In November, the state's seasonally-adjusted unemployment rate decreased to 7.1 percent from the October rate of 7.5 percent. The number of unemployed residents was 152,584, a decrease of about 10,230, and employed residents increased by 6,343 from October to November to a total of 2,000,756.
The labor force was estimated at 2,153,340 people, reflecting a decline of 3,887.
Since November 2012, the unemployment rate has decreased by 1.5 percent, and the estimated number of unemployed people has declined by 34,674. Over the same period, 19,991 people found work, and 14,683 people left the labor force.
The national unemployment rate for November was estimated at 7.0 percent down from 7.3 percent in October.
With an increase of over 4,600 since last month, November's seasonally-adjusted, non-farm payrolls reached a year-high level of 1,907,100. This was the sixth over-the-month increase since May 2013.
The largest gains were in Government (+1,800); Leisure and Hospitality (+1,300); and Educational and Health Services (+1,100). Additional gains occurred in Professional and Business Services (+700); Manufacturing (+600); and Other Services (+200).

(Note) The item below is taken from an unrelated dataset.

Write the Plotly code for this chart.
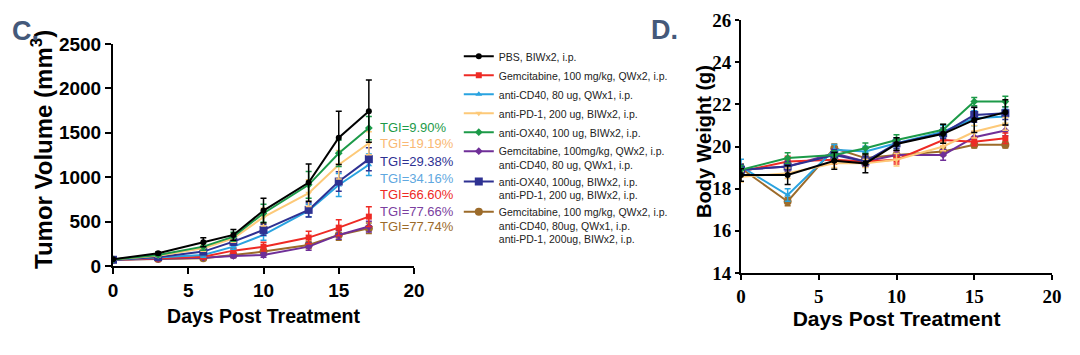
import plotly.graph_objects as go

days = [0, 3, 6, 8, 10, 13, 15, 17]

names = [
    "PBS, BIWx2, i.p.",
    "Gemcitabine, 100 mg/kg, QWx2, i.p.",
    "anti-CD40, 80 ug, QWx1, i.p.",
    "anti-PD-1, 200 ug, BIWx2, i.p.",
    "anti-OX40, 100 ug, BIWx2, i.p.",
    "Gemcitabine, 100mg/kg, QWx2, i.p.<br>anti-CD40, 80 ug, QWx1, i.p.",
    "anti-OX40, 100ug, BIWx2, i.p.<br>anti-PD-1, 200 ug, BIWx2, i.p.",
    "Gemcitabine, 100 mg/kg, QWx2, i.p.<br>anti-CD40, 80ug, QWx1, i.p.<br>anti-PD-1, 200ug, BIWx2, i.p.",
]
colors = ["#000000", "#ee2a24", "#29a3e0", "#fdc978", "#1c9a48", "#6f2f98", "#2e3192", "#9c6b2a"]
symbols = ["circle", "square", "triangle-up", "triangle-down", "diamond", "diamond", "square", "circle"]
msizes = [6, 6, 6, 6, 6, 6, 8, 8]

# Tumor volume (mm3), mean and SEM
tv_mean = [
    [75, 143, 267, 350, 624, 940, 1444, 1744],
    [70, 85, 105, 173, 218, 320, 432, 556],
    [70, 95, 124, 218, 350, 624, 913, 1140],
    [72, 115, 200, 312, 550, 820, 1140, 1383],
    [72, 125, 218, 330, 594, 914, 1270, 1553],
    [70, 80, 94, 113, 124, 218, 350, 444],
    [70, 100, 162, 274, 406, 632, 951, 1203],
    [70, 80, 86, 124, 162, 237, 350, 425],
]
tv_err = [
    [10, 15, 50, 60, 140, 210, 300, 350],
    [8, 10, 20, 30, 50, 70, 90, 110],
    [8, 10, 25, 30, 60, 70, 130, 120],
    [8, 12, 35, 45, 100, 150, 160, 130],
    [8, 12, 40, 50, 100, 150, 150, 130],
    [5, 8, 15, 20, 25, 40, 50, 60],
    [8, 10, 30, 40, 60, 80, 110, 130],
    [5, 8, 15, 20, 25, 40, 60, 60],
]

# Body weight (g), mean and SEM
bw_mean = [
    [18.65, 18.65, 19.32, 19.20, 20.12, 20.60, 21.26, 21.62],
    [18.81, 19.29, 19.37, 19.29, 19.37, 20.31, 20.23, 20.39],
    [19.05, 17.70, 19.84, 19.76, 20.15, 20.70, 21.34, 21.42],
    [18.57, 18.73, 19.20, 19.20, 19.37, 20.00, 20.70, 21.07],
    [18.90, 19.45, 19.60, 19.92, 20.31, 20.79, 22.13, 22.13],
    [18.90, 19.05, 19.68, 19.29, 19.60, 19.60, 20.44, 20.76],
    [18.90, 19.05, 19.60, 19.29, 20.15, 20.63, 21.50, 21.58],
    [18.97, 17.39, 19.92, 19.45, 19.60, 19.76, 20.08, 20.08],
]
bw_err = [
    [0.30, 0.45, 0.40, 0.45, 0.30, 0.45, 0.60, 0.60],
    [0.20, 0.25, 0.20, 0.20, 0.20, 0.30, 0.20, 0.25],
    [0.35, 0.30, 0.25, 0.25, 0.25, 0.30, 0.35, 0.35],
    [0.25, 0.25, 0.20, 0.20, 0.30, 0.20, 0.30, 0.30],
    [0.20, 0.25, 0.20, 0.25, 0.25, 0.25, 0.20, 0.25],
    [0.20, 0.20, 0.20, 0.20, 0.20, 0.25, 0.25, 0.25],
    [0.25, 0.25, 0.25, 0.25, 0.25, 0.25, 0.35, 0.30],
    [0.20, 0.20, 0.20, 0.20, 0.20, 0.20, 0.15, 0.15],
]

tgi_labels = ["TGI=9.90%", "TGI=19.19%", "TGI=29.38%", "TGI=34.16%", "TGI=66.60%", "TGI=77.66%", "TGI=77.74%"]
tgi_colors = ["#1c9a48", "#f9b873", "#2e3192", "#5fa8e0", "#ee2a24", "#7b3fa0", "#9c6b2a"]

draw_order = [7, 5, 1, 2, 6, 3, 4, 0]

W, H, OFF = 1080, 355, 8


def px(x):
    return (x - OFF) / W


def py(y):
    return 1 - (y - OFF) / H


fig = go.Figure()
for i in draw_order:
    fig.add_trace(go.Scatter(
        x=days, y=tv_mean[i], name=names[i], mode="lines+markers",
        line=dict(color=colors[i], width=2),
        marker=dict(symbol=symbols[i], size=msizes[i], color=colors[i]),
        error_y=dict(type="data", array=tv_err[i], symmetric=True, color=colors[i], thickness=1.5, width=3),
        xaxis="x", yaxis="y", legendrank=i + 1,
    ))
for i in draw_order:
    fig.add_trace(go.Scatter(
        x=days, y=bw_mean[i], name=names[i], mode="lines+markers", showlegend=False,
        line=dict(color=colors[i], width=2),
        marker=dict(symbol=symbols[i], size=msizes[i], color=colors[i]),
        error_y=dict(type="data", array=bw_err[i], symmetric=True, color=colors[i], thickness=1.5, width=3),
        xaxis="x2", yaxis="y2",
    ))


def tfont(sz, fam="Liberation Sans"):
    return dict(family=fam, size=sz, color="black", weight="bold")


def axis_common(fam, tl):
    return dict(showline=True, linecolor="black", linewidth=2, ticks="outside",
                ticklen=tl, tickwidth=2, tickcolor="black", showgrid=False, zeroline=False,
                tickfont=tfont(19, fam), automargin=False)


fig.update_layout(
    template="none",
    width=W, height=H, margin=dict(l=0, r=0, t=0, b=0),
    paper_bgcolor="white", plot_bgcolor="white",
    font=dict(family="Liberation Sans", color="black"),
    xaxis=dict(domain=[px(113), px(414)], range=[0, 20], tickvals=[0, 5, 10, 15, 20],
               title=dict(text="Days Post Treatment", font=tfont(19.5), standoff=10), anchor="y",
               **axis_common("Liberation Sans", 6)),
    yaxis=dict(domain=[py(266), py(44)], range=[0, 2500], tickvals=[0, 500, 1000, 1500, 2000, 2500],
               anchor="x", **axis_common("Liberation Sans", 6)),
    xaxis2=dict(domain=[px(741), px(1052)], range=[0, 20], tickvals=[0, 5, 10, 15, 20],
                title=dict(text="Days Post Treatment", font=tfont(21), standoff=6), anchor="y2",
                **axis_common("Liberation Sans Narrow", 5)),
    yaxis2=dict(domain=[py(273), py(20)], range=[14, 26], tickvals=[14, 16, 18, 20, 22, 24, 26],
                anchor="x2", **axis_common("Liberation Sans Narrow", 4)),
    legend=dict(x=0.4174, y=0.9018, xanchor="left", yanchor="top", valign="top",
                font=dict(family="Liberation Sans", size=10.5, color="#222"),
                bgcolor="rgba(0,0,0,0)", tracegroupgap=0, itemwidth=30),
)

# y-axis titles
fig.add_annotation(text="Tumor Volume (mm<sup>3</sup>)", x=px(42), y=py(150), xref="paper", yref="paper",
                   xanchor="center", yanchor="middle", textangle=-90, showarrow=False,
                   font=tfont(24))
fig.add_annotation(text="Body Weight (g)", x=px(704), y=py(142), xref="paper", yref="paper",
                   xanchor="center", yanchor="middle", textangle=-90, showarrow=False,
                   font=tfont(20))

tgi_y = [127, 144, 161, 178, 194, 211, 227]
for lab, col, yp in zip(tgi_labels, tgi_colors, tgi_y):
    fig.add_annotation(text=lab, x=px(378), y=py(yp), xref="paper", yref="paper",
                       xanchor="left", yanchor="middle", showarrow=False,
                       font=dict(family="Liberation Sans", size=13, color=col))

fig.add_annotation(text="C.", x=px(10), y=py(31), xref="paper", yref="paper",
                   xanchor="left", yanchor="middle", showarrow=False,
                   font=dict(family="Liberation Sans", size=27, color="#44597a", weight="bold"))
fig.add_annotation(text="D.", x=px(649), y=py(30), xref="paper", yref="paper",
                   xanchor="left", yanchor="middle", showarrow=False,
                   font=dict(family="Liberation Sans", size=27, color="#44597a", weight="bold"))

fig.write_html("out.html")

Industry declines were reported in Financial Activities (-600); Trade, Transportation, and Utilities (-200); and Information (-200). Construction had a minimal decline of 100.
Since November of 2012, seasonally-adjusted, non-farm jobs were up 34,100.

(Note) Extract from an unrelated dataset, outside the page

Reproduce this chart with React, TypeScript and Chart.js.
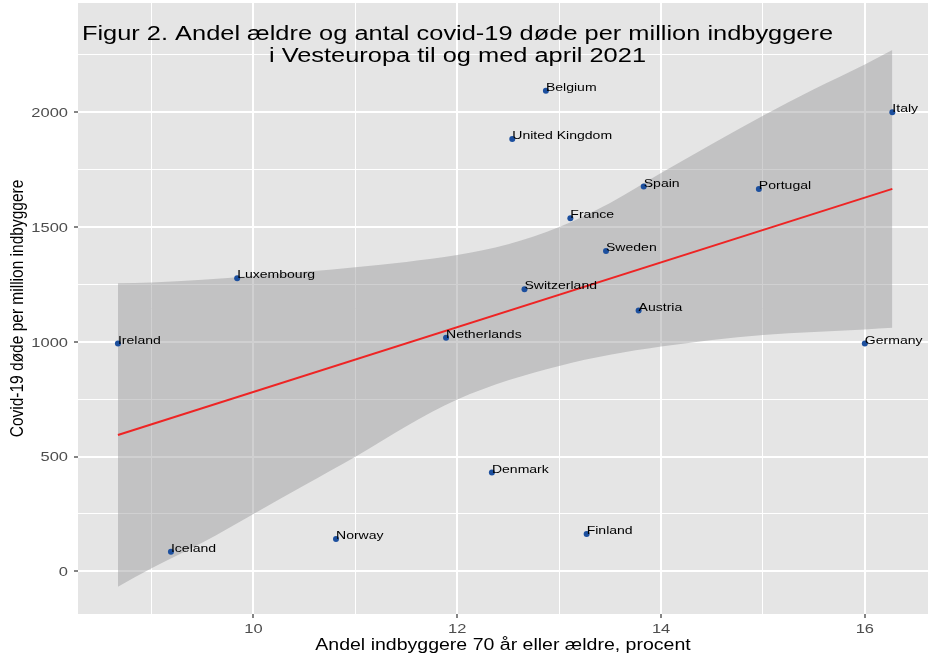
import React, { useEffect, useRef } from "react";
import { Chart, registerables } from "chart.js";

Chart.register(...registerables);

// ---------- data ----------
const countries = [
  "Belgium", "United Kingdom", "Italy", "Spain", "Portugal", "France", "Sweden",
  "Luxembourg", "Switzerland", "Austria", "Ireland", "Netherlands", "Germany",
  "Denmark", "Finland", "Norway", "Iceland",
];
const elderlyShare = [
  12.87, 12.54, 16.27, 13.83, 14.96, 13.11, 13.46,
  9.84, 12.66, 13.78, 8.67, 11.89, 16.0,
  12.34, 13.27, 10.81, 9.19,
];
const deathsPerMillion = [
  2094, 1884, 2000, 1676, 1666, 1538, 1396,
  1277, 1229, 1136, 993, 1018, 993,
  431, 163, 141, 85,
];

// linear fit (red line)
const fitX = [8.67, 16.27];
const fitY = [594, 1666];

// confidence band
const bandX = [8.67, 9, 9.5, 10, 10.5, 11, 11.5, 12, 12.5, 13, 13.5, 14, 14.5, 15, 15.5, 16, 16.27];
const bandUpper = [1255, 1258, 1270, 1288, 1305, 1325, 1348, 1378, 1425, 1500, 1605, 1735, 1862, 1985, 2100, 2208, 2271];
const bandLower = [-67, 13, 125, 250, 375, 499, 632, 748, 832, 895, 943, 979, 1008, 1030, 1043, 1054, 1061];

// axes
const xGridValues = [9, 10, 11, 12, 13, 14, 15, 16];
const xLabelValues = [10, 12, 14, 16];
const yGridValues = [0, 250, 500, 750, 1000, 1250, 1500, 1750, 2000, 2250];
const yLabelValues = [0, 500, 1000, 1500, 2000];

const titleLines = [
  "Figur 2. Andel ældre og antal covid-19 døde per million indbyggere",
  "i Vesteuropa til og med april 2021",
];
const xTitle = "Andel indbyggere 70 år eller ældre, procent";
const yTitle = "Covid-19 døde per million indbyggere";

const FONT = "'Liberation Sans', Arial, sans-serif";
const STRETCH = 1.22;

export default function App() {
  const ref = useRef<HTMLCanvasElement | null>(null);

  useEffect(() => {
    const canvas = ref.current;
    if (!canvas) return;

    const panelBg = {
      id: "panelBg",
      beforeDraw(chart: any) {
        const { ctx, chartArea: a } = chart;
        ctx.save();
        ctx.fillStyle = "#E5E5E5";
        ctx.fillRect(a.left, a.top, a.right - a.left, a.bottom - a.top);
        ctx.restore();
      },
    };

    const pointLabels = {
      id: "pointLabels",
      afterDatasetsDraw(chart: any) {
        const { ctx } = chart;
        const meta = chart.getDatasetMeta(3);
        ctx.save();
        ctx.font = `11.5px ${FONT}`;
        ctx.fillStyle = "#000000";
        ctx.textAlign = "left";
        ctx.textBaseline = "middle";
        meta.data.forEach((el: any, i: number) => {
          ctx.save();
          ctx.translate(el.x, el.y - 3);
          ctx.scale(STRETCH, 1);
          ctx.fillText(countries[i], 0, 0);
          ctx.restore();
        });
        ctx.restore();
      },
    };

    const texts = {
      id: "texts",
      afterDraw(chart: any) {
        const { ctx, chartArea: a } = chart;
        const xs = chart.scales.x;
        const ys = chart.scales.y;
        ctx.save();
        // tick labels (stretched like the reference)
        ctx.fillStyle = "#4D4D4D";
        ctx.font = `13.5px ${FONT}`;
        ctx.textBaseline = "alphabetic";
        ctx.textAlign = "center";
        xLabelValues.forEach((v) => {
          ctx.save();
          ctx.translate(xs.getPixelForValue(v), a.bottom + 19);
          ctx.scale(STRETCH, 1);
          ctx.fillText(String(v), 0, 0);
          ctx.restore();
        });
        ctx.textAlign = "right";
        yLabelValues.forEach((v) => {
          ctx.save();
          ctx.translate(a.left - 10, ys.getPixelForValue(v) + 4.8);
          ctx.scale(STRETCH, 1);
          ctx.fillText(String(v), 0, 0);
          ctx.restore();
        });

        ctx.fillStyle = "#000000";
        ctx.textAlign = "center";
        ctx.textBaseline = "alphabetic";
        ctx.font = `20px ${FONT}`;
        const cx = 457.5;
        titleLines.forEach((t, i) => {
          ctx.save();
          ctx.translate(cx, 40 + i * 22);
          ctx.scale(1.27, 1);
          ctx.fillText(t, 0, 0);
          ctx.restore();
        });
        // x title
        ctx.font = `16px ${FONT}`;
        ctx.textBaseline = "middle";
        ctx.save();
        ctx.translate((a.left + a.right) / 2, 646);
        ctx.scale(STRETCH, 1);
        ctx.fillText(xTitle, 0, 0);
        ctx.restore();
        // y title
        ctx.font = `15.5px ${FONT}`;
        ctx.save();
        ctx.translate(18, (a.top + a.bottom) / 2);
        ctx.scale(STRETCH, 1);
        ctx.rotate(-Math.PI / 2);
        ctx.fillText(yTitle, 0, 0);
        ctx.restore();
        ctx.restore();
      },
    };

    const chart = new Chart(canvas, {
      type: "scatter",
      data: {
        datasets: [
          {
            label: "lower",
            data: bandX.map((x, i) => ({ x, y: bandLower[i] })),
            showLine: true,
            pointRadius: 0,
            borderWidth: 0,
            borderColor: "rgba(0,0,0,0)",
            cubicInterpolationMode: "monotone",
            fill: false,
            order: 3,
          },
          {
            label: "upper",
            data: bandX.map((x, i) => ({ x, y: bandUpper[i] })),
            showLine: true,
            pointRadius: 0,
            borderWidth: 0,
            borderColor: "rgba(0,0,0,0)",
            backgroundColor: "rgba(150,150,152,0.45)",
            cubicInterpolationMode: "monotone",
            fill: "-1",
            order: 2,
          },
          {
            label: "fit",
            data: fitX.map((x, i) => ({ x, y: fitY[i] })),
            showLine: true,
            pointRadius: 0,
            borderWidth: 2,
            borderColor: "#EE2424",
            fill: false,
            order: 1,
          },
          {
            label: "countries",
            data: elderlyShare.map((x, i) => ({ x, y: deathsPerMillion[i] })),
            pointRadius: 3,
            pointHoverRadius: 3,
            pointBackgroundColor: "#1C4F9E",
            pointBorderColor: "#1C4F9E",
            pointBorderWidth: 0,
            order: 0,
          },
        ],
      },
      options: {
        animation: false,
        responsive: false,
        maintainAspectRatio: false,
        layout: { autoPadding: false, padding: { top: 3, right: 0, left: 0, bottom: 0 } },
        plugins: {
          legend: { display: false },
          tooltip: { enabled: false },
          title: { display: false },
        },
        scales: {
          x: {
            type: "linear",
            min: 8.278,
            max: 16.62,
            afterBuildTicks: (scale: any) => {
              scale.ticks = xGridValues.map((v) => ({ value: v }));
            },
            afterFit: (scale: any) => {
              scale.height = 45;
              scale.paddingLeft = 0;
              scale.paddingRight = 0;
              scale.paddingTop = 0;
              scale.paddingBottom = 0;
            },
            border: { display: false },
            grid: {
              color: "#FFFFFF",
              lineWidth: (c: any) => (xLabelValues.includes(c.tick?.value) ? 2 : 1),
              tickColor: (c: any) => (xLabelValues.includes(c.tick?.value) ? "#333333" : "rgba(0,0,0,0)"),
              tickLength: 4,
              tickWidth: 1.2,
            },
            ticks: {
              autoSkip: false,
              maxRotation: 0,
              padding: 3,
              color: "rgba(0,0,0,0)",
              font: { family: FONT, size: 13 },
              callback: (v: any) => (xLabelValues.includes(Number(v)) ? String(v) : ""),
            },
          },
          y: {
            type: "linear",
            min: -186,
            max: 2476,
            afterBuildTicks: (scale: any) => {
              scale.ticks = yGridValues.map((v) => ({ value: v }));
            },
            afterFit: (scale: any) => {
              scale.width = 78;
              scale.paddingLeft = 0;
              scale.paddingRight = 0;
              scale.paddingTop = 0;
              scale.paddingBottom = 0;
            },
            border: { display: false },
            grid: {
              color: "#FFFFFF",
              lineWidth: (c: any) => (yLabelValues.includes(c.tick?.value) ? 2 : 1),
              tickColor: (c: any) => (yLabelValues.includes(c.tick?.value) ? "#333333" : "rgba(0,0,0,0)"),
              tickLength: 4,
              tickWidth: 1.2,
            },
            ticks: {
              autoSkip: false,
              padding: 6,
              color: "rgba(0,0,0,0)",
              font: { family: FONT, size: 13 },
              callback: (v: any) => (yLabelValues.includes(Number(v)) ? String(v) : ""),
            },
          },
        },
      },
      plugins: [panelBg, pointLabels, texts],
    } as any);

    return () => chart.destroy();
  }, []);

  return (
    <div style={{ position: "fixed", left: 0, top: 0, width: 928, height: 659, background: "#FFFFFF" }}>
      <canvas ref={ref} width={928} height={659} style={{ display: "block", width: 928, height: 659 }} />
    </div>
  );
}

SC Department of Employment and Workforce Executive Director Cheryl M. Stanton's released this statement:
"Today's announcement is just another testament of the focus the state has on putting people back to work and driving down South Carolina's unemployment rate," said DEW Executive Director Cheryl M. Stanton. "This is the first time since July 2008 that the state's total employment reached over two million, and though we are happy to see the unemployment rate go down, we recognize that we still have a lot of work to do. In the year ahead, DEW will continue its efforts to facilitate matching available workers to available job openings and ensuring South Carolinians have the resources they need to increase their skills."